After his release he tried to team back up with Ralph Cooper, but the shows were not received well by the newer and younger audiences. In 1952, Flournoy Miller convinced Rector to return to the Broadway stages for one last performance. Rector was asked to do the sand dance in the 1952 and last revival of Shuffle Along. Even though the revival only lasted for a week, audiences and critics loved his performance and concluded that his sand dance "was the only number that roused the audience."

While his former partner, Ralph Cooper, went on to Hollywood fame, Eddie Rector sadly continued to suffer from mental health issues and substance abuse.  In the latter years of Rector's life, he became a night watchman in New York City in 1962.

Rector died in 1963 at the reported age of 66.

== Legacy ==
To this day, dancers recognize the impact of Eddie Rector's artistry.  Rector influenced the styles of a great many dancers of his time as hoofers sought to ‘steal steps’ from him and incorporate his style into their own.

Eddie Rector is credited as the originator of a number of steps including the slap step, variations on the waltz clog, and his percussive cake walk.  In Dixie to Broadway (1924) he introduced the "Bambalina." The Bambalina was “a traveling time step that used the whole body and emphasized clean and precise footwork.”

Eddie Rector was a master of the sand dance. The sand dance originated from plantation dance.  When drums were deemed to be a method of communication and were banned by enslavers, enslaved peoples used their bodies to generate rhythm.  Dancing on sand amplified the sounds.  For Black tap dance artists, the sand dance is a continuation of the resistance against anti-Black racism.  A resistance embedded in percussive dance.  The revival of Shuffle Along featured Rector doing a sand dance.

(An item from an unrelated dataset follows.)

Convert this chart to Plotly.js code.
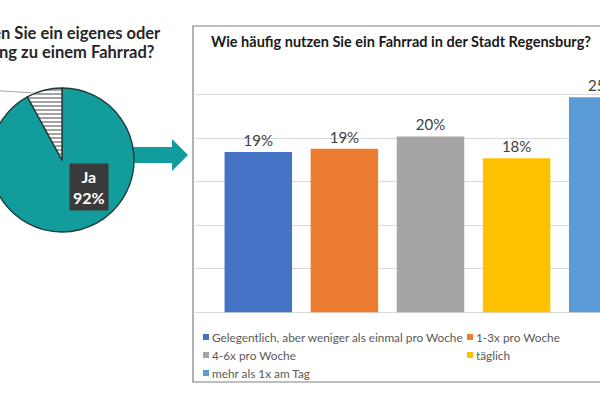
<!DOCTYPE html>
<html><head><meta charset="utf-8">
<script src="https://cdn.plot.ly/plotly-3.0.1.min.js"></script>
<style>
html,body{margin:0;padding:0;overflow:hidden;width:600px;height:400px;background:#fff}
#chart{position:absolute;left:-80px;top:0;width:760px;height:400px}
</style>
</head><body><div id="chart"></div>
<script>
// ---- data ----
const pieLabels = ["Ja", "Nein"];
const pieValues = [92, 8];
const pieTitleLines = ["Haben Sie ein eigenes oder", "Zugang zu einem Fahrrad?"];
const barTitle = "Wie häufig nutzen Sie ein Fahrrad in der Stadt Regensburg?";
const barCategory = ["Regensburg"];
const seriesNames = [
  "Gelegentlich, aber weniger als einmal pro Woche",
  "1-3x pro Woche",
  "4-6x pro Woche",
  "täglich",
  "mehr als 1x am Tag"
];
const seriesValues = [18.4, 18.8, 20.2, 17.7, 24.7];
const seriesLabels = ["19%", "19%", "20%", "18%", "25%"];

// ---- styles ----
const seriesColors = ["#4472C4", "#ED7D31", "#A5A5A5", "#FFC000", "#5B9BD5"];
const teal = "#129c9c";
const FONT = "Lato, 'Open Sans', sans-serif";

// page-pixel -> paper helpers (div is shifted 80px left, 760px wide)
const W = 760, H = 400, OFF = 80;
const px = p => (p + OFF) / W;
const py = p => 1 - p / H;

const traces = [];
traces.push({
  type: "pie",
  labels: pieLabels,
  values: pieValues,
  sort: false,
  direction: "clockwise",
  rotation: 0,
  textinfo: "none",
  hoverinfo: "label+percent",
  showlegend: false,
  domain: {x: [px(-10), px(134)], y: [py(232), py(88)]},
  marker: {
    colors: [teal, "#ffffff"],
    line: {color: "#1f3b3b", width: 1.4},
    pattern: {shape: ["", "-"], fgcolor: "#8c8c8c", bgcolor: "#ffffff", size: 4, solidity: 0.4}
  }
});

seriesNames.forEach((n, i) => {
  traces.push({
    type: "bar",
    name: n,
    x: barCategory,
    y: [seriesValues[i]],
    text: [seriesLabels[i]],
    textposition: "outside",
    textfont: {family: FONT, size: 15, color: "#404040"},
    cliponaxis: false,
    marker: {color: seriesColors[i]},
    showlegend: false,
    xaxis: "x", yaxis: "y"
  });
});

const shapes = [];
// chart box
shapes.push({type: "rect", xref: "paper", yref: "paper", layer: "below",
  x0: px(193), x1: px(720), y0: py(382), y1: py(26),
  line: {color: "#7f7f7f", width: 1.2}, fillcolor: "rgba(0,0,0,0)"});
// arrow
const ap = [[128,147],[172,147],[172,139],[188,155],[172,171],[172,163],[128,163]];
shapes.push({type: "path", xref: "paper", yref: "paper", layer: "below",
  path: "M" + ap.map(p => px(p[0]) + "," + py(p[1])).join(" L") + " Z",
  fillcolor: teal, line: {width: 0}});
// leader line of the cropped "Nein" label
shapes.push({type: "line", xref: "paper", yref: "paper",
  x0: px(-60), y0: py(87), x1: px(34), y1: py(93),
  line: {color: "#a6a6a6", width: 1}});

const annotations = [];
annotations.push({xref: "paper", yref: "paper", x: px(400.5), y: py(41),
  text: "<b>" + barTitle + "</b>", showarrow: false, xanchor: "center", yanchor: "middle",
  font: {family: FONT, size: 14.5, color: "#1a1a1a"}});
annotations.push({xref: "paper", yref: "paper", x: px(163), y: py(33),
  text: "<b>" + pieTitleLines[0] + "</b>", showarrow: false, xanchor: "right", yanchor: "middle",
  font: {family: FONT, size: 16.5, color: "#262626"}});
annotations.push({xref: "paper", yref: "paper", x: px(156), y: py(52),
  text: "<b>" + pieTitleLines[1] + "</b>", showarrow: false, xanchor: "right", yanchor: "middle",
  font: {family: FONT, size: 16.5, color: "#262626"}});
annotations.push({xref: "paper", yref: "paper", x: px(89), y: py(187),
  text: "<b>" + pieLabels[0] + "<br>" + pieValues[0] + "%</b>", showarrow: false,
  xanchor: "center", yanchor: "middle", bgcolor: "#3a3a3a", borderpad: 3,
  font: {family: FONT, size: 16, color: "#ffffff"}});

// legend (two columns) built from series arrays
seriesNames.forEach((n, i) => {
  const col = i % 2, row = Math.floor(i / 2);
  const x = col ? 467 : 203;
  const y = 337 + row * 18;
  shapes.push({type: "rect", xref: "paper", yref: "paper",
    x0: px(x), x1: px(x + 6), y0: py(y + 3), y1: py(y - 3),
    fillcolor: seriesColors[i], line: {width: 0}});
  annotations.push({xref: "paper", yref: "paper", x: px(x + 7), y: py(y),
    text: n, showarrow: false, xanchor: "left", yanchor: "middle",
    font: {family: FONT, size: 11.8, color: "#595959"}});
});

const center = 430.5, unit = 430.5;
const layout = {
  width: W, height: H,
  margin: {l: 0, r: 0, t: 0, b: 0},
  paper_bgcolor: "#ffffff", plot_bgcolor: "rgba(0,0,0,0)",
  barmode: "group", bargap: 0, bargroupgap: 0.216,
  showlegend: false,
  xaxis: {type: "category", domain: [px(195), 1],
    range: [(195 - center) / unit, (760 - OFF - center) / unit],
    showticklabels: false, showgrid: false, zeroline: false, ticks: "", fixedrange: true},
  yaxis: {domain: [py(312.5), py(51)], range: [0, 30], dtick: 5,
    showticklabels: false, ticks: "", gridcolor: "#d9d9d9", gridwidth: 1,
    zeroline: true, zerolinecolor: "#d9d9d9", zerolinewidth: 1, fixedrange: true},
  shapes: shapes,
  annotations: annotations,
  font: {family: FONT}
};

Plotly.newPlot("chart", traces, layout, {displayModeBar: false, staticPlot: true});
</script>
</body></html>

Eddie Rector's soft shoe is considered to be unparalleled.  The soft shoe is a graceful dance that requires control and elegance.  For many tap dance artists, the soft shoe can be one of the most challenging styles to master.  The American Tap Dance Foundation lists Eddie Rector as an influencer of the soft shoe styles of the Nicolas Brothers and Pete Nugent. Rector's soft shoe influenced the Copasetics, a group of male tap dance artists formed to honor the legacy of Bill Bojangles Robinson.  Their “copasetic soft shoe” is copied and danced by many to this day, making the legacy of Eddie Rector live on.